Q: You’ve traveled consistently for years now. Has this given you a different perspective on Buffalo – the music scene, and the city itself?
A: If anything, it's made us truly appreciate how rich of an arts culture we have here in Buffalo. We've got world-class musicians and artists, paired with a supportive scene for original music, a myriad of thriving music venues, amazing and original jazz, hip-hop, folk, rock, pop, soul, and indie bands and musicians, art galleries and installations, incredible food, music festivals, access to affordable recording studios - we've got it all.
Beyond music, the city itself has so much to offer, and people are uniquely kind here, too. Aqueous honestly owes everything to our fans here in Buffalo. It was their love, pride and belief in our band from really early on that helped propel us first onto a regional scene, and then ultimately to the national scale, primarily by word of mouth from a small and passionate group that was seeing us with maybe 10 other people when we were first playing at places around town like Pearl Street and DBGB's and Mr. Goodbar, in the early 2010's.

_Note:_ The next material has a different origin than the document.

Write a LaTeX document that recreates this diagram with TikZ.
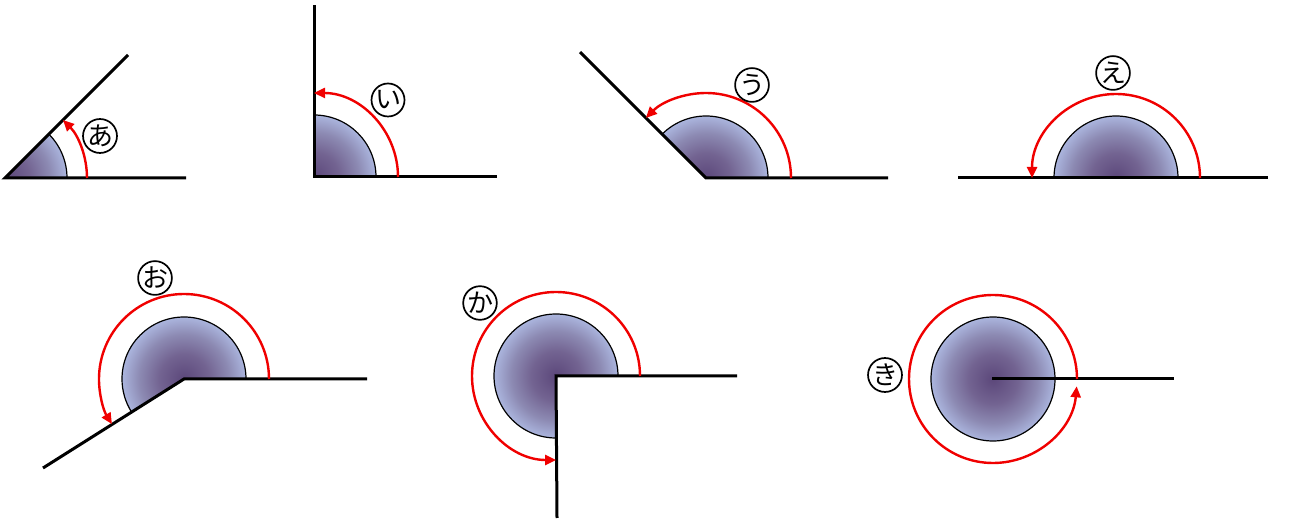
\documentclass[tikz,border=0pt]{standalone}
\usepackage{fontspec}
\newfontfamily\jpfont{Noto Sans CJK JP}
\usetikzlibrary{arrows.meta,calc}
\definecolor{arcred}{RGB}{240,0,0}
\pgfdeclareradialshading{ballshade}{\pgfpoint{0bp}{0bp}}{%
  rgb(0bp)=(0.36,0.28,0.48);
  rgb(10bp)=(0.45,0.39,0.57);
  rgb(18bp)=(0.55,0.54,0.70);
  rgb(25bp)=(0.67,0.71,0.87);
  rgb(50bp)=(0.67,0.71,0.87)}
\tikzset{
  ray/.style={line width=3pt,line join=miter},
  sectorline/.style={line width=1.2pt},
  redarc/.style={draw=arcred,line width=2.4pt,-{Triangle[length=11pt,width=10pt]}},
  lab/.style={circle,draw,line width=1.7pt,minimum size=33pt,inner sep=0pt,font=\jpfont\fontsize{26}{26}\selectfont},
  ball/.style={shading=ballshade}
}
\newcommand{\mysector}[3]{% vertex, start, end
  \begin{scope}
    \clip (#1) -- ($(#1)+(#2:62pt)$) arc (#2:#3:62pt) -- cycle;
    \shade[ball] (#1) circle (62pt);
  \end{scope}
  \draw[sectorline] (#1) -- ($(#1)+(#2:62pt)$) arc (#2:#3:62pt) -- cycle;
}
\begin{document}
\begin{tikzpicture}[x=1pt,y=1pt]
\useasboundingbox[fill=white] (0,0) rectangle (1305,519);
% A
\coordinate (va) at (5,341);
\coordinate (a1) at (186,341);
\coordinate (a2) at (128,464);
\mysector{va}{0}{45}
\draw[ray] (a1) -- (va) -- (a2);
\draw[redarc] ($(va)+(0:82pt)$) arc (0:45:82pt);
\node[lab] (la) at (100,383) {あ};
% I
\coordinate (vb) at (314,342);
\coordinate (b1) at (497,342);
\coordinate (b2) at (314,514);
\mysector{vb}{0}{90}
\draw[ray] (b1) -- (vb) -- (b2);
\draw[redarc] ($(vb)+(0:84pt)$) arc (0:90:84pt);
\node[lab] (lb) at (388,419) {い};
% U
\coordinate (vc) at (706,341);
\coordinate (c1) at (888,341);
\coordinate (c2) at (580,467);
\mysector{vc}{0}{135}
\draw[ray] (c1) -- (vc) -- (c2);
\draw[redarc] ($(vc)+(0:85pt)$) arc (0:135:85pt);
\node[lab] (lc) at (752,434) {う};
% E
\coordinate (vd) at (1116,341);
\coordinate (d1) at (1268,341);
\coordinate (d2) at (958,341);
\mysector{vd}{0}{180}
\draw[ray] (d1) -- (vd) -- (d2);
\draw[redarc] ($(vd)+(0:84pt)$) arc (0:180:84pt);
\node[lab] (ld) at (1113,446) {え};
% O
\coordinate (ve) at (184,140);
\coordinate (e1) at (367,140);
\coordinate (e2) at (43,51);
\mysector{ve}{0}{212}
\draw[ray] (e1) -- (ve) -- (e2);
\draw[redarc] ($(ve)+(0:85pt)$) arc (0:212:85pt);
\node[lab] (le) at (155,241) {お};
% KA
\coordinate (vf) at (556,143);
\coordinate (f1) at (737,143);
\coordinate (f2) at (557,1);
\mysector{vf}{0}{270}
\draw[ray] (f1) -- (vf) -- (f2);
\draw[redarc] ($(vf)+(0:84pt)$) arc (0:270:84pt);
\node[lab] (lf) at (480,216) {か};
% KI
\coordinate (vg) at (993,140);
\coordinate (g0) at (992,140);
\coordinate (g1) at (1174,140);
\shade[ball] (vg) circle (62pt);
\draw[sectorline] (vg) circle (62pt);
\draw[ray] (g0) -- (g1);
\draw[redarc] ($(vg)+(0:84pt)$) arc (0:355:84pt);
\node[lab] (lg) at (885,144) {き};
\end{tikzpicture}
\end{document}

It's a rare gift to come up in a city where there is such a sustained and tangible sense of pride. Buffalo is just a really proud city, and I get a sense that whatever level of success we've experienced thus far has an awful lot to do with the people that were lifting us up from the beginning right here in Buffalo. That pride is a strong part of the whole foundation that we take with us on the road. Our band's identity is inherently Buffalonian, and we feel a deep sense of gratitude toward this city and its people, and an even stronger sense of pride and responsibility for representing it.